5es Rencontres de "Santé & Travail", 10 avril 2013 - © Gérard Monico/Mutualité française
5es Rencontres de "Santé & Travail", 10 avril 2013 - © Gérard Monico/Mutualité française

Des CHSCT incontournables mais fragiles

par Clotilde de Gastines / juillet 2013

L'action des CHSCT était au coeur des débats lors des 5es Rencontres de Santé & Travail. Ces instances, malgré des prérogatives renforcées, ont toujours du mal à occuper tout leur champ d'intervention, faute de moyens adaptés.

Quel avenir pour les CHSCT ? C'est sur cette question d'actualité que se sont ouvertes les 5es Rencontres de Santé & Travail, le 10 avril dernier, à Paris, en présence de 200 participants. Organisées sur un thème plus général, "Avec la crise, peut-on encore sauver les conditions de travail ?", ces rencontres devaient également aborder, lors d'une seconde table ronde, la question tout aussi importante de la prise en compte de la qualité du travail dans les modèles de compétitivité. Mais celle-ci n'a finalement pas eu lieu, suite à l'irruption d'une centaine de salariés grévistes de l'usine PSA d'Aulnay-sous-Bois, venus interpeller le ministère du Travail (voir article page 54).

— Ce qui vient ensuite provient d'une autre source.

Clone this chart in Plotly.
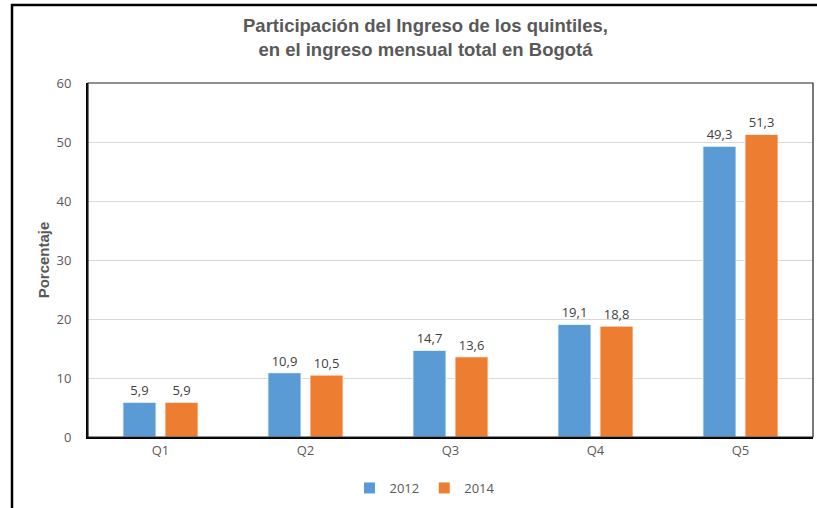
import plotly.graph_objects as go

categories = ["Q1", "Q2", "Q3", "Q4", "Q5"]
values_2012 = [5.9, 10.9, 14.7, 19.1, 49.3]
values_2014 = [5.9, 10.5, 13.6, 18.8, 51.3]
series_names = ["2012", "2014"]
y_ticks = [0, 10, 20, 30, 40, 50, 60]
title_lines = ["Participación del Ingreso de los quintiles,",
               "en el ingreso mensual total en Bogotá"]

W, H = 817, 508
L, R, T, B = 88, 4, 83, 71
pw, ph = W - L - R, H - T - B

def fmt(v):
    return f"{v:.1f}".replace(".", ",")

def px_x(x):
    return (x - L) / pw
def px_y(y):
    return (H - B - y) / ph

fig = go.Figure()
for name, vals, color in [(series_names[0], values_2012, "#5B9BD5"),
                          (series_names[1], values_2014, "#ED7D31")]:
    fig.add_trace(go.Bar(
        x=categories, y=vals, name=name,
        marker=dict(color=color, line=dict(color="white", width=1)),
        text=[fmt(v) for v in vals], textposition="outside",
        textfont=dict(size=13, color="#404040", family="Open Sans"),
        cliponaxis=False,
    ))

fig.add_shape(type="rect", xref="paper", yref="paper",
              x0=px_x(12), x1=px_x(830), y0=px_y(520), y1=px_y(5),
              line=dict(color="black", width=2.5), layer="above")
fig.add_shape(type="rect", xref="paper", yref="paper",
              x0=0, x1=1, y0=0, y1=1,
              line=dict(color="#222222", width=1.2), layer="above")

fig.add_annotation(
    text="<b>" + "<br>".join(title_lines) + "</b>", xref="paper", yref="paper",
    x=px_x(425), y=px_y(38), xanchor="center", yanchor="middle",
    showarrow=False, align="center",
    font=dict(family="Liberation Sans", size=18.5, color="#595959"),
)

fig.update_layout(
    width=W, height=H,
    margin=dict(l=L, r=R, t=T, b=B),
    paper_bgcolor="white", plot_bgcolor="white",
    barmode="group", bargap=0.42, bargroupgap=0.21,
    xaxis=dict(
        showline=True, linecolor="black", linewidth=2,
        tickfont=dict(family="Open Sans", size=13, color="#595959"),
        ticks="", showgrid=False,
    ),
    yaxis=dict(
        range=[0, 60], tickvals=y_ticks,
        showline=True, linecolor="black", linewidth=2,
        showgrid=True, gridcolor="#D9D9D9", gridwidth=1,
        tickfont=dict(family="Open Sans", size=13, color="#595959"),
        ticks="", ticklabelstandoff=12,
        zeroline=False,
        title=dict(text="<b>Porcentaje</b>", standoff=3,
                   font=dict(family="Liberation Sans", size=15, color="#595959")),
    ),
    legend=dict(
        orientation="h", x=px_x(425), xanchor="center", y=px_y(488), yanchor="middle",
        font=dict(family="Open Sans", size=13, color="#595959"),
        itemwidth=30, traceorder="normal",
    ),
    showlegend=True,
)

fig.write_html("out.html", config={"displayModeBar": False},
               post_script="document.body.style.margin='0';document.body.style.padding='0';")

L'organisation du travail mise en débat

Concernant le CHSCT, Bernard Dugué, enseignant-chercheur en ergonomie à Bordeaux, a souhaité engager le débat sur une note optimiste, en rappelant les points forts de cette instance représentative du personnel, la seule à disposer de véritables prérogatives en matière de prévention des risques professionnels. Tout en rappelant les difficultés rencontrées dans son fonctionnement. Un fonctionnement par définition très hétérogène selon la taille de l'entreprise, la nature de ses activités, l'implantation syndicale...

Pour Pierre-Yves Verkindt, professeur de droit social à la Sorbonne, cette instance a bénéficié de la montée en puissance des préoccupations de santé. Son périmètre d'action s'est élargi au champ de la santé mentale et des risques psychosociaux (RPS), ce qui lui permet aujourd'hui d'intervenir sur les questions d'organisation du travail. "La notion de conditions de travail a irrigué toutes les dimensions du travail, même relationnelles et organisationnelles", décrit-il. Et bien que de nombreux employeurs considèrent que l'organisation du travail ne relève pas des prérogatives du CHSCT, les contentieux sur ce sujet se multiplient.

L'Agence nationale pour l'amélioration des conditions de travail (Anact) propose d'ailleurs de changer l'appellation de "CHSCT" en "comité des risques organisationnels". Comme l'explique Dominique Vandroz, directeur général adjoint de l'Anact, le CHSCT dispose aussi désormais d'un droit de regard concernant les effets sur les conditions de travail d'une délégation de service entre une entreprise utilisatrice et une entreprise de travail temporaire, voire entre un donneur d'ordres et un sous-traitant.

Trente ans après leur création, les CHSCT auraient donc atteint l'âge de la maturité, selon Pierre-Yves Verkindt. Citant l'arrêt dit "Snecma", rendu en 2008 par la Cour de cassation, il rappelle que l'employeur ne peut plus prendre de mesures d'organisation du travail qui auraient pour objet ou effet de compromettre la santé et la sécurité des salariés. La protection de la santé se place désormais au-dessus du pouvoir de direction. Une déclinaison de l'obligation de sécurité de résultat qui pèse sur les entreprises, définie elle aussi par la Cour de cassation, suite à l'affaire de l'amiante.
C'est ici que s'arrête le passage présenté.